Segundo o jurista peruano Aníbal Quiroga, esta medida tem como meta principal calar as autoridades locais, ao mesmo tempo em que "distorce tanto as funções dos presidentes como também o processo de descentralização [político-administrativa]".

Neste pacote de medidas, o presidente também deu carta-branca para que as forças armadas do país possam reprimir violentamente as manifestações grevistas. Segundo o jornal peruano on-line La República, de 23/0707, o Código Penal foi alterado para legalizar a morte de civis pelas forças armadas: "O artigo 20 desta norma estabelece a inimputabilidade para os membros das Forças Armadas ‘que, no cumprimento de seu dever e no uso de suas armas na forma regulamentada, causem lesões ou morte'".

Ainda segundo o jornal, o diretor da Associação dos Direitos Humanos do Peru (Aprodeh), Francisco Soberón, "não se pode exonerar de responsabilidade penal as Forças Armadas antes da realização de suas operações... Isso é atribuição do juiz e dos fiscais que coletam as denúncias contra".

Tais medidas de Alan Garcia, no entanto, foram rechaçadas pelos presidentes regionais de Áncash, Apuríma,c Arequipa, Cajamarca, Cusco, Huánuco, Ica, Lambayeque, Loreto, Moquegua, Puno, Tacna e Ucayali. Estes governadores, juntamente com os prefeitos locais, já se pronunciaram totalmente contrários a tais decretos. As críticas mais duras teriam partido das autoridades de Arequipa, Loreto, Tacna e Ucayali, os quais questionam a constitucionalidade de tais decretos governamentais. O presidente da província de Tacna, Hugo Ordóñez, disse que o pacote de medidas "é de cunho antidemocrático, torna vulnerável o estado de direito e viola a Constituição".

Segundo o advogado penal Mario Amoretti, as medidas tomadas pelo governo de Alan García são "muito preocupantes", pois, quando o governo pediu ao congresso poderes extraordinários para poder legislar por decretos "explicou que era para enfrentar e reprimir o crime organizado, mas a maioria dos artigos deste pacote de leis está direcionada para reprimir aqueles que realizam greves ou protestos".
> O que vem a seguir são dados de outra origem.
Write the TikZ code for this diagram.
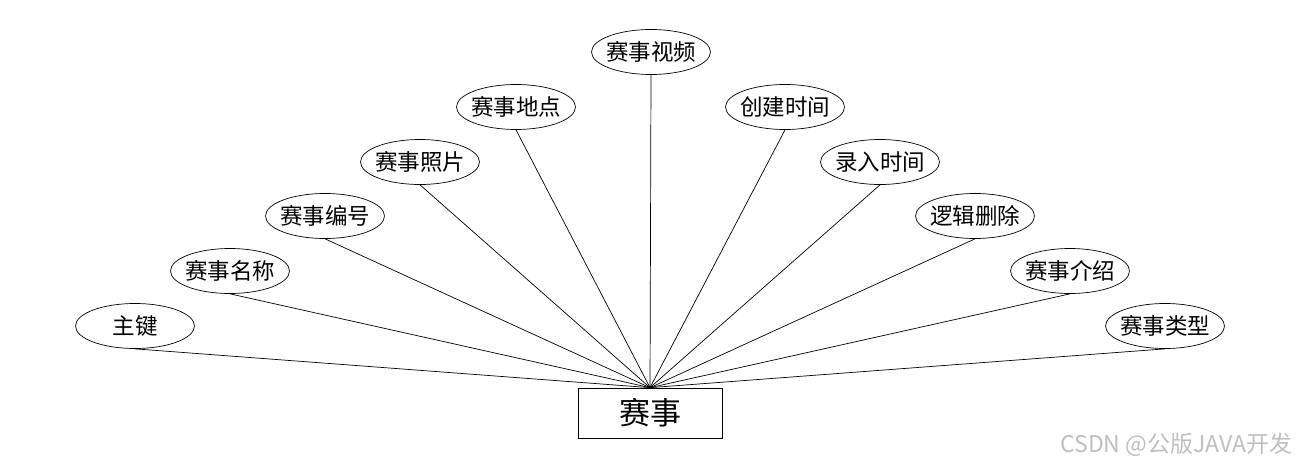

O advogado diz ainda que algumas destas leis determinam a prisão de até 35 anos para quem dirigir uma greve. Para Amoretti, Alan García teria tomado medidas que nem mesmo Alberto Fujimori (que teria governado o país de forma ditatorial durante a década de 1990) teria decretado: "Nem Fujimori ditou leis tão duras e perigosas" (La República - 23/0707).

Alan García, deste modo, ao proibir todas as principais instâncias do executivo e legislativo peruanos de apoiarem abertamente as greves populares, bem como ao garantir legalmente a não-punição aos militares que matarem grevistas civis, caminha cada vez mais para um governo bonapartista onde todo o poder se concentra nas mãos de um serviçal do grande capital.

No Peru de Alan Garcia, para garantir a irracionalidade do capitalismo e a acumulação de lucros nos bolsos da burguesia, pisar em cima da Constituição, amordaçar a sociedade civil, concentrar todo o poder em mãos do presidente e matar impunemente trabalhadores em greves tornou-se, assim, norma legal.